» **What the task requires**: Every line that contains the word "matplotlib" should be copied.

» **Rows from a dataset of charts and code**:
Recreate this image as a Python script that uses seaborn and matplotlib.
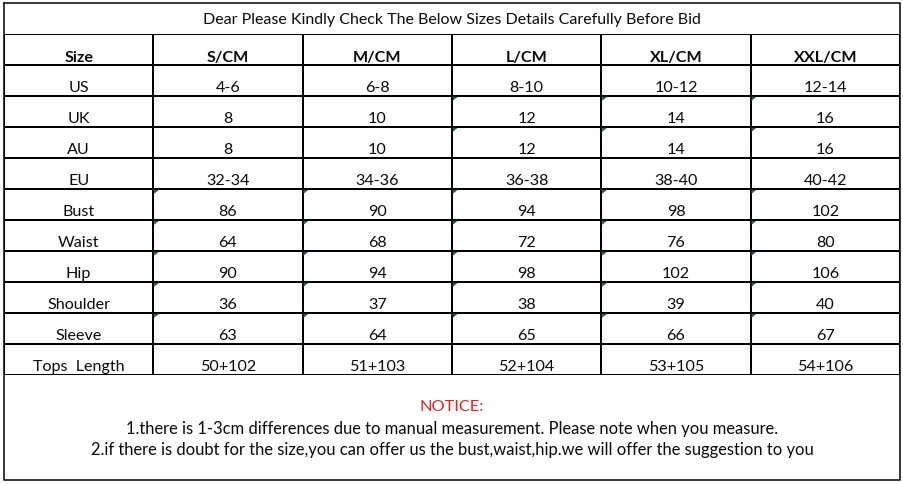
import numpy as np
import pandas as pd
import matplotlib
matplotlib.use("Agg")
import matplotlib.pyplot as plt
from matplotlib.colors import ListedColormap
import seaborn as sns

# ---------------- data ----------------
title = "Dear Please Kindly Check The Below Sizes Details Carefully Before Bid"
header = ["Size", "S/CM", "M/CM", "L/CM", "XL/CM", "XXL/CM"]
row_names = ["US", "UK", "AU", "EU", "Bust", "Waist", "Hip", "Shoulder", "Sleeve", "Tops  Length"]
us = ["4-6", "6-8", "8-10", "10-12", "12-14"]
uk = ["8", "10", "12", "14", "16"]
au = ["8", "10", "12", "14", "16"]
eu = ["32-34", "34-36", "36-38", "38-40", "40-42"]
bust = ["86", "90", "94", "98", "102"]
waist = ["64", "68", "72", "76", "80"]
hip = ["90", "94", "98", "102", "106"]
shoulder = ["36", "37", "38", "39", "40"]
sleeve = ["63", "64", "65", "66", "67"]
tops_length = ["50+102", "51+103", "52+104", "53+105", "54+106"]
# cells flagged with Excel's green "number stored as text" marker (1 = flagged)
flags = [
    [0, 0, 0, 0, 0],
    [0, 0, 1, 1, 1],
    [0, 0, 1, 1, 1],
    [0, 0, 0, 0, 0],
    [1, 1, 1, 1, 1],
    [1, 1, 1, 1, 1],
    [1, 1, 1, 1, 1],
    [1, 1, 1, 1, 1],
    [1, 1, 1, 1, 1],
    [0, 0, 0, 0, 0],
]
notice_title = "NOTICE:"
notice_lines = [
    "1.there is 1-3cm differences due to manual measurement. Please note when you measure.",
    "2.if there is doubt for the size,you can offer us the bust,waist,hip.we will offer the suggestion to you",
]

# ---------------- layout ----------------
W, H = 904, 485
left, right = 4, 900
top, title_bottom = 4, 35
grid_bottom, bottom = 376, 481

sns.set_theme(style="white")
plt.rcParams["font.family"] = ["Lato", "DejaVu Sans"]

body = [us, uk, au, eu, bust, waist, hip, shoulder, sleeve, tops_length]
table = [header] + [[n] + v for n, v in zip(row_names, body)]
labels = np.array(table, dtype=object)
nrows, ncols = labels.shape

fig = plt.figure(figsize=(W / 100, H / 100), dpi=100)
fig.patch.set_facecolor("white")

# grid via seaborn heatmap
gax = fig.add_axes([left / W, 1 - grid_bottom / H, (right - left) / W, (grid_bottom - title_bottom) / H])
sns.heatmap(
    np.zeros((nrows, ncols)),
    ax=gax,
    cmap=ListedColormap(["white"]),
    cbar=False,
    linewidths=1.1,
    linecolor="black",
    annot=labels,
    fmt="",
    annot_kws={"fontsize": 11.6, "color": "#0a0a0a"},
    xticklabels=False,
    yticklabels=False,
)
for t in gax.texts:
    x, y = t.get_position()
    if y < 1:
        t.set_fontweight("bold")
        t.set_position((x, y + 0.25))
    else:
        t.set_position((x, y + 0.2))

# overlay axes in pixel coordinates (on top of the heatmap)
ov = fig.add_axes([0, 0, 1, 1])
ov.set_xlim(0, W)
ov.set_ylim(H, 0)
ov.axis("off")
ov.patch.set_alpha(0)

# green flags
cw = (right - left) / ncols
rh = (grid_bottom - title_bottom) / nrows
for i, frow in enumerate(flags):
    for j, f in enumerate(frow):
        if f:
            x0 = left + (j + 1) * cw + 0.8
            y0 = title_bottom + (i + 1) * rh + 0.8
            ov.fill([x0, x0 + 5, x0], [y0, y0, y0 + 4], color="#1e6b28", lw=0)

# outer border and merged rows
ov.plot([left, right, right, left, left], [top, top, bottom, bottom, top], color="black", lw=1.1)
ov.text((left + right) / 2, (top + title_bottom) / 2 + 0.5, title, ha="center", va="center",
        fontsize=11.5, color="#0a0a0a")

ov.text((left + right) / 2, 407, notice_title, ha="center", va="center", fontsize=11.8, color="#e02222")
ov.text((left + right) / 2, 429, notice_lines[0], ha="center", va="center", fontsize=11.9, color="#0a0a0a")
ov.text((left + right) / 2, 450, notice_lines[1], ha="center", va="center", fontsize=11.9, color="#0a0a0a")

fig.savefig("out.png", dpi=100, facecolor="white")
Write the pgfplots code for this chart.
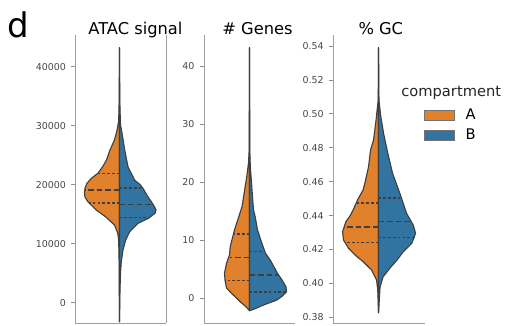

» **Correct output**:
Recreate this image as a Python script that uses seaborn and matplotlib.
import matplotlib
matplotlib.use("Agg")
import matplotlib.pyplot as plt
from matplotlib.colors import ListedColormap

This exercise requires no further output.